DATASET EXCERPT:
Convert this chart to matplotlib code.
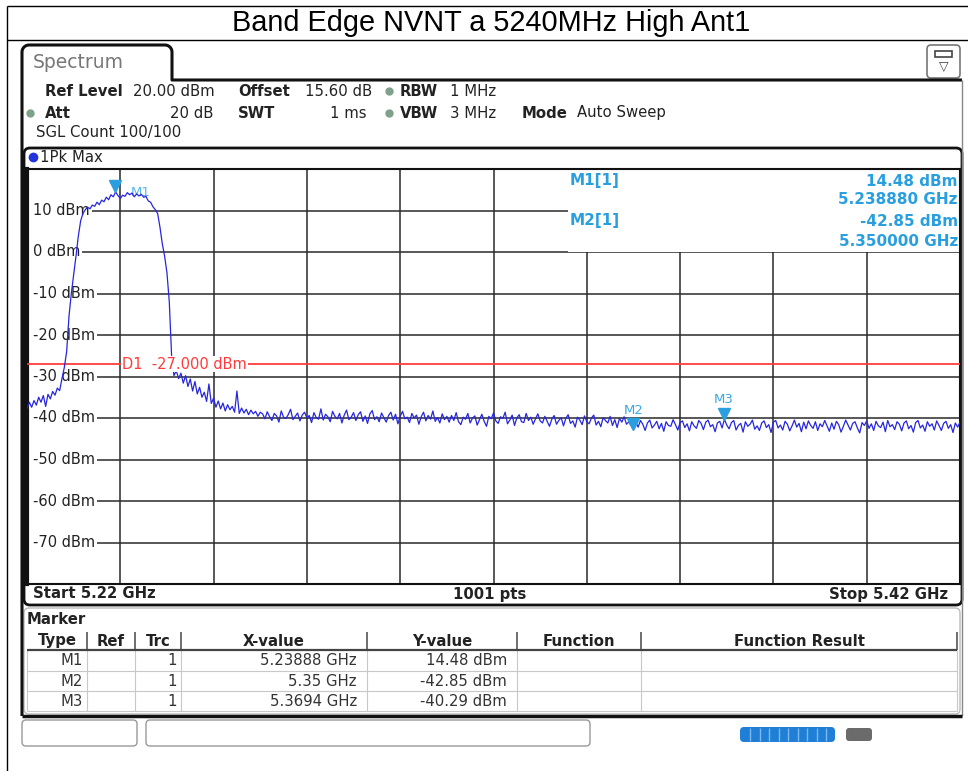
import numpy as np
import matplotlib
matplotlib.use("Agg")
import matplotlib.pyplot as plt
from matplotlib.patches import FancyBboxPatch, Rectangle
from matplotlib.transforms import ScaledTranslation, blended_transform_factory

# ---------------- data ----------------
title = "Band Edge NVNT a 5240MHz High Ant1"
start_ghz = 5.22
stop_ghz = 5.42
step_ghz = 0.0005

level_dbm = [
    # 5.2200 .. 5.2700 GHz (in-band and roll-off)
    -37.7, -36.2, -37.4, -35.8, -36.9, -35.0, -36.2, -34.6, -37.2, -34.3,
    -35.4, -33.6, -34.5, -32.8, -33.4, -30.5, -27.8, -24.0, -15.5, -10.0,
    -5.5, -1.0, 3.8, 7.5, 9.3, 10.2, 10.8, 10.4, 11.3, 11.0,
    12.0, 11.4, 12.5, 12.1, 13.2, 12.6, 13.8, 13.3, 14.48, 13.6,
    12.9, 13.7, 13.4, 14.3, 13.8, 14.2, 13.3, 14.0, 13.5, 13.9,
    13.2, 13.4, 12.3, 12.0, 10.9, 10.2, 9.3, 6.0, 2.0, -1.0,
    -5.0, -12.0, -25.0, -29.8, -28.6, -30.5, -29.2, -31.6, -29.8, -32.4,
    -30.6, -33.5, -31.2, -34.2, -32.6, -35.0, -33.8, -36.0, -31.8, -36.5,
    -35.2, -37.4, -35.9, -37.8, -36.4, -38.3, -36.8, -38.0, -37.2, -38.6,
    -33.5, -38.9, -37.6, -38.8, -37.9, -39.2, -38.1, -39.0, -38.4, -39.6,
    -38.6,
    # 5.2705 .. 5.3200 GHz
    -39.0, -40.2, -38.5, -39.7, -40.6, -38.9, -39.5, -41.0, -38.3, -39.8,
    -40.1, -39.2, -37.9, -40.4, -39.6, -38.8, -40.7, -39.3, -38.6, -40.0,
    -39.4, -41.1, -38.7, -39.9, -40.3, -37.8, -40.5, -39.1, -39.7, -40.9,
    -38.4, -39.6, -40.2, -38.9, -41.2, -39.3, -38.1, -40.4, -39.8, -38.7,
    -40.6, -39.2, -38.5, -40.8, -39.5, -41.3, -39.0, -38.2, -40.4, -39.7,
    -40.9, -38.8, -39.9, -41.0, -39.4, -38.6, -40.5, -39.1, -41.4, -39.6,
    -38.4, -40.2, -39.8, -41.1, -38.9, -40.0, -39.3, -41.5, -39.7, -38.6,
    -40.7, -39.4, -40.3, -38.3, -40.8, -39.9, -41.2, -39.0, -40.4, -39.6,
    -41.0, -39.4, -40.6, -38.7, -40.9, -41.6, -39.8, -40.3, -38.9, -41.2,
    -40.0, -39.5, -41.7, -40.4, -39.1, -40.8, -42.0, -39.6, -40.2, -38.8,
    # 5.3205 .. 5.3495 GHz
    -40.7, -41.3, -39.7, -40.1, -38.6, -41.4, -40.5, -39.3, -41.8, -40.0,
    -39.2, -40.9, -41.1, -38.9, -40.6, -39.8, -41.5, -40.2, -39.0, -40.7,
    -41.2, -39.6, -40.8, -42.0, -40.3, -39.4, -41.5, -40.6, -39.9, -41.9,
    -40.1, -39.2, -41.3, -40.7, -42.2, -39.8, -40.5, -41.6, -39.5, -40.9,
    -41.4, -40.0, -39.3, -41.7, -40.8, -42.1, -39.9, -40.6, -41.2, -39.6,
    -41.8, -40.4, -42.3, -40.1, -41.0, -39.7, -41.5, -40.9, -41.9,
    # 5.3500 GHz (M2)
    -42.85,
    # 5.3505 .. 5.4200 GHz
    -41.0, -42.2, -40.6, -41.5, -43.0, -41.2, -40.5, -42.4, -41.7, -40.8,
    -42.6, -41.3, -43.2, -40.9, -41.8, -42.0, -40.4, -41.6, -42.9, -41.1,
    -40.7, -42.3, -41.4, -43.1, -40.9, -41.9, -42.5, -40.6, -41.3, -42.8,
    -41.0, -40.5, -42.1, -41.6, -43.3, -41.2, -40.8, -42.4, -40.29, -41.7,
    -42.6, -41.1, -40.6, -42.9, -41.8, -41.3, -43.4, -40.9, -42.0, -41.5,
    -40.5, -42.7, -41.9, -43.0, -41.2, -40.7, -42.3, -41.6, -43.5, -41.0,
    -40.6, -42.4, -41.7, -42.9, -40.8, -41.5, -43.1, -41.9, -40.5, -42.2,
    -41.3, -43.3, -41.0, -42.6, -40.7, -41.8, -42.5, -40.9, -43.0, -41.4,
    -42.1, -40.6, -41.9, -43.2, -41.2, -42.7, -40.8, -41.6, -43.4, -42.0,
    -40.5, -41.7, -42.9, -41.3, -40.9, -42.4, -43.6, -41.1, -41.8, -40.7,
    -42.5, -41.4, -43.0, -40.8, -41.9, -42.3, -41.0, -43.3, -40.6, -42.1,
    -41.6, -42.8, -40.9, -41.5, -43.1, -41.2, -40.7, -42.6, -41.8, -43.4,
    -41.1, -40.6, -42.4, -41.7, -43.2, -40.9, -42.0, -41.4, -42.9, -40.7,
    -41.8, -43.0, -41.3, -40.8, -42.5, -41.6, -43.5, -41.2, -42.2, -41.0,
]
freq_ghz = start_ghz + step_ghz * np.arange(len(level_dbm))

y_grid_dbm = [10, 0, -10, -20, -30, -40, -50, -60, -70]
y_grid_labels = ["10 dBm", "0 dBm", "-10 dBm", "-20 dBm", "-30 dBm",
                 "-40 dBm", "-50 dBm", "-60 dBm", "-70 dBm"]
x_grid_ghz = [5.24, 5.26, 5.28, 5.30, 5.32, 5.34, 5.36, 5.38, 5.40]
y_min, y_max = -80, 20

d1_dbm = -27.0
d1_label = "D1  -27.000 dBm"

marker_names = ["M1", "M2", "M3"]
marker_freq_ghz = [5.23888, 5.35, 5.3694]
marker_level_dbm = [14.48, -42.85, -40.29]

info_lines = [("M1[1]", "14.48 dBm"), ("", "5.238880 GHz"),
              ("M2[1]", "-42.85 dBm"), ("", "5.350000 GHz")]

table_header = ["Type", "Ref", "Trc", "X-value", "Y-value", "Function", "Function Result"]
table_type = ["M1", "M2", "M3"]
table_trc = ["1", "1", "1"]
table_x = ["5.23888 GHz", "5.35 GHz", "5.3694 GHz"]
table_y = ["14.48 dBm", "-42.85 dBm", "-40.29 dBm"]

# ---------------- styles ----------------
W, H = 968, 771
TXT = "#222222"
BLUE_TR = "#2626e0"
MK = "#2a9fe0"
RED = "#ff3b3b"
FS = 10.7

fig = plt.figure(figsize=(W / 100, H / 100), dpi=100)
fig.patch.set_facecolor("white")

bg = fig.add_axes([0, 0, 1, 1])
bg.set_xlim(0, W)
bg.set_ylim(H, 0)
bg.axis("off")


def T(x, y, s, **kw):
    d = dict(va="center", fontsize=FS, color=TXT, family="DejaVu Sans")
    d.update(kw)
    return bg.text(x, y, s, **d)


def L(xs, ys, **kw):
    d = dict(color="black", lw=1, solid_capstyle="butt")
    d.update(kw)
    bg.plot(xs, ys, **d)


# title table
L([7, W], [6, 6], lw=1)
L([7, W], [40, 40], lw=1)
L([7, 7], [6, H], lw=1)
bg.text(491, 23, title, ha="center", va="center", fontsize=20.8,
        family="Liberation Sans", color="black")

# spectrum tab and window border
r = 7
ang = np.linspace(np.pi, np.pi / 2, 8)
arc1x = 22 + r + r * np.cos(ang)
arc1y = 45 + r - r * np.sin(ang)
ang2 = np.linspace(np.pi / 2, 0, 8)
arc2x = 172 - r + r * np.cos(ang2)
arc2y = 45 + r - r * np.sin(ang2)
tabx = np.concatenate([[22], arc1x, arc2x, [172, 172, 962]])
taby = np.concatenate([[716], arc1y, arc2y, [80, 80, 80]])
L(tabx, taby, lw=2.2, color="#111111")
T(33, 63, "Spectrum", fontsize=13.5, color="#777777")
L([962, 962], [80, 716], lw=1.0, color="#888888")
L([22, 962], [716, 716], lw=2.5, color="#111111")

# icon top right
bg.add_patch(FancyBboxPatch((927, 45), 33, 33, boxstyle="round,pad=0,rounding_size=4",
                            fc="white", ec="#777777", lw=1.2))
bg.add_patch(Rectangle((935, 51), 17, 6, fc="white", ec="#444444", lw=1.2))
T(943.5, 67, "\u25BD", ha="center", fontsize=9, color="#444444")

# header rows
dot = dict(marker="o", ms=5, color="#7fa08a", ls="none")
T(45, 91, "Ref Level", fontweight="bold")
T(133, 91, "20.00 dBm")
T(238, 91, "Offset", fontweight="bold")
T(305, 91, "15.60 dB")
bg.plot([389], [91], **dot)
T(400, 91, "RBW", fontweight="bold")
T(450, 91, "1 MHz")

bg.plot([30], [113], **dot)
T(45, 113, "Att", fontweight="bold")
T(213, 113, "20 dB", ha="right")
T(238, 113, "SWT", fontweight="bold")
T(367, 113, "1 ms", ha="right")
bg.plot([389], [113], **dot)
T(400, 113, "VBW", fontweight="bold")
T(450, 113, "3 MHz")
T(522, 113, "Mode", fontweight="bold")
T(577, 113, "Auto Sweep")
T(36, 133, "SGL Count 100/100")

# diagram frame
bg.add_patch(FancyBboxPatch((24, 148), 938, 457, boxstyle="round,pad=0,rounding_size=6",
                            fc="white", ec="#111111", lw=2))
bg.plot([33], [157], marker="o", ms=6, color="#2233dd", ls="none")
T(40, 157, "1Pk Max")
T(33, 594, "Start 5.22 GHz", fontweight="bold")
T(490, 594, "1001 pts", fontweight="bold", ha="center")
T(948, 594, "Stop 5.42 GHz", fontweight="bold", ha="right")

# marker table panel
bg.add_patch(FancyBboxPatch((24, 608), 936, 106, boxstyle="round,pad=0,rounding_size=5",
                            fc="white", ec="#bbbbbb", lw=1))
T(27, 619, "Marker", fontweight="bold")
col_x = [27, 87, 135, 181, 367, 517, 641, 957]
hdr_top, hdr_bot = 632, 650
row_b = [650, 671, 691, 711]
for cx in col_x[1:-1]:
    L([cx, cx], [hdr_top, hdr_bot], lw=1.2, color="#555555")
    L([cx, cx], [hdr_bot, row_b[-1]], lw=0.8, color="#c8c8c8")
L([957, 957], [hdr_top, hdr_bot], lw=1.2, color="#555555")
L([957, 957], [hdr_bot, row_b[-1]], lw=0.8, color="#c8c8c8")
L([27, 27], [hdr_bot, row_b[-1]], lw=0.8, color="#c8c8c8")
L([27, 957], [hdr_bot, hdr_bot], lw=1.6, color="#444444")
for yb in row_b[1:]:
    L([27, 957], [yb, yb], lw=0.8, color="#c8c8c8")
for i, h in enumerate(table_header):
    T((col_x[i] + col_x[i + 1]) / 2, 641, h, ha="center", fontweight="bold")
for k in range(3):
    yc = (row_b[k] + row_b[k + 1]) / 2
    T(83, yc, table_type[k], ha="right", color="#333333")
    T(177, yc, table_trc[k], ha="right", color="#333333")
    T(357, yc, table_x[k], ha="right", color="#333333")
    T(507, yc, table_y[k], ha="right", color="#333333")

# status bar
bg.add_patch(FancyBboxPatch((22, 720), 115, 26, boxstyle="round,pad=0,rounding_size=4",
                            fc="white", ec="#999999", lw=1))
bg.add_patch(FancyBboxPatch((146, 720), 444, 26, boxstyle="round,pad=0,rounding_size=4",
                            fc="white", ec="#999999", lw=1))
bg.add_patch(FancyBboxPatch((740, 727), 95, 15, boxstyle="round,pad=0,rounding_size=4",
                            fc="#1f7fd6", ec="none"))
for sx in np.arange(750, 835, 9.5):
    L([sx, sx], [728, 741], lw=1, color="#7fb8ea")
bg.add_patch(FancyBboxPatch((846, 728), 26, 13, boxstyle="round,pad=0,rounding_size=3",
                            fc="#6b6b6b", ec="none"))

# ---------------- spectrum axes ----------------
ax = fig.add_axes([27 / W, 1 - 584 / H, 933 / W, 415 / H])
ax.set_xlim(start_ghz, stop_ghz)
ax.set_ylim(y_min, y_max)
ax.set_xticks([])
ax.set_yticks([])
for s in ["top", "right", "bottom"]:
    ax.spines[s].set_linewidth(1.5)
    ax.spines[s].set_color("#111111")
ax.spines["left"].set_linewidth(3)
ax.spines["left"].set_color("#111111")

box_left = 0.58
grid_kw = dict(color="#2a2a2a", lw=1.1, zorder=1)
for f in x_grid_ghz:
    top = 0.8 if f > 5.335 else 1.0
    ax.axvline(f, ymin=0, ymax=top, **grid_kw)
for v in y_grid_dbm:
    ax.axhline(v, xmin=0, xmax=box_left if v > 0 else 1.0, **grid_kw)

ytr = blended_transform_factory(ax.transAxes, ax.transData)
for v, lab in zip(y_grid_dbm, y_grid_labels):
    ax.add_patch(Rectangle((0.0, v - 1.2), 0.008, 2.4, transform=ytr,
                           fc="white", ec="none", zorder=1.8))
    ax.text(0.0064, v, lab, transform=ytr, va="center", ha="left", fontsize=10.5,
            color=TXT, zorder=2,
            bbox=dict(fc="white", ec="none", pad=1.5))

ax.axhline(d1_dbm, color=RED, lw=1.3, zorder=3)

# marker labels drawn beneath trace
off_up = ScaledTranslation(0, 14 / 72, fig.dpi_scale_trans)
off_right = ScaledTranslation(11 / 72, -0.5 / 72, fig.dpi_scale_trans)
ax.text(marker_freq_ghz[0], marker_level_dbm[0], marker_names[0],
        transform=ax.transData + off_right, ha="left", va="center",
        fontsize=9.5, color="#58b8ea", zorder=3.5)
for n, f, v in zip(marker_names[1:], marker_freq_ghz[1:], marker_level_dbm[1:]):
    ax.text(f, v, n, transform=ax.transData + off_up, ha="center", va="center",
            fontsize=9.5, color="#3aa8e6", zorder=3.5)

ax.plot(freq_ghz, level_dbm, color=BLUE_TR, lw=0.9, zorder=4)

tri = ax.transData + ScaledTranslation(0, 4 / 72, fig.dpi_scale_trans)
ax.plot(marker_freq_ghz, marker_level_dbm, marker="v", ms=8, ls="none",
        color=MK, transform=tri, zorder=5)

ax.text(5.2404, d1_dbm, d1_label, va="center", ha="left", fontsize=10.5,
        color=RED, zorder=6, bbox=dict(fc="white", ec="none", pad=0.5))

# marker info block (covers upper right grid)
ax.add_patch(Rectangle((box_left, 0.8), 1 - box_left, 0.2, transform=ax.transAxes,
                       fc="white", ec="none", zorder=1.5))

bg.set_zorder(0)
ax.set_zorder(1)
ov = fig.add_axes([0, 0, 1, 1])
ov.set_xlim(0, W)
ov.set_ylim(H, 0)
ov.axis("off")
ov.set_zorder(2)
ys_info = [181, 200, 221, 241]
for (lab, val), yy in zip(info_lines, ys_info):
    if lab:
        ov.text(570, yy, lab, va="center", fontsize=11, color=MK,
                fontweight="bold", family="DejaVu Sans")
    ov.text(958, yy, val, va="center", ha="right", fontsize=11, color=MK,
            fontweight="bold", family="DejaVu Sans")

fig.savefig("out.png", dpi=100)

EXERCISE INSTRUCTIONS: Leave the pictures out and please restate exactly the lines running from the start of the material through the one with "step_ghz = 0.0005".

THE OUTPUT:
Convert this chart to matplotlib code.
import numpy as np
import matplotlib
matplotlib.use("Agg")
import matplotlib.pyplot as plt
from matplotlib.patches import FancyBboxPatch, Rectangle
from matplotlib.transforms import ScaledTranslation, blended_transform_factory

# ---------------- data ----------------
title = "Band Edge NVNT a 5240MHz High Ant1"
start_ghz = 5.22
stop_ghz = 5.42
step_ghz = 0.0005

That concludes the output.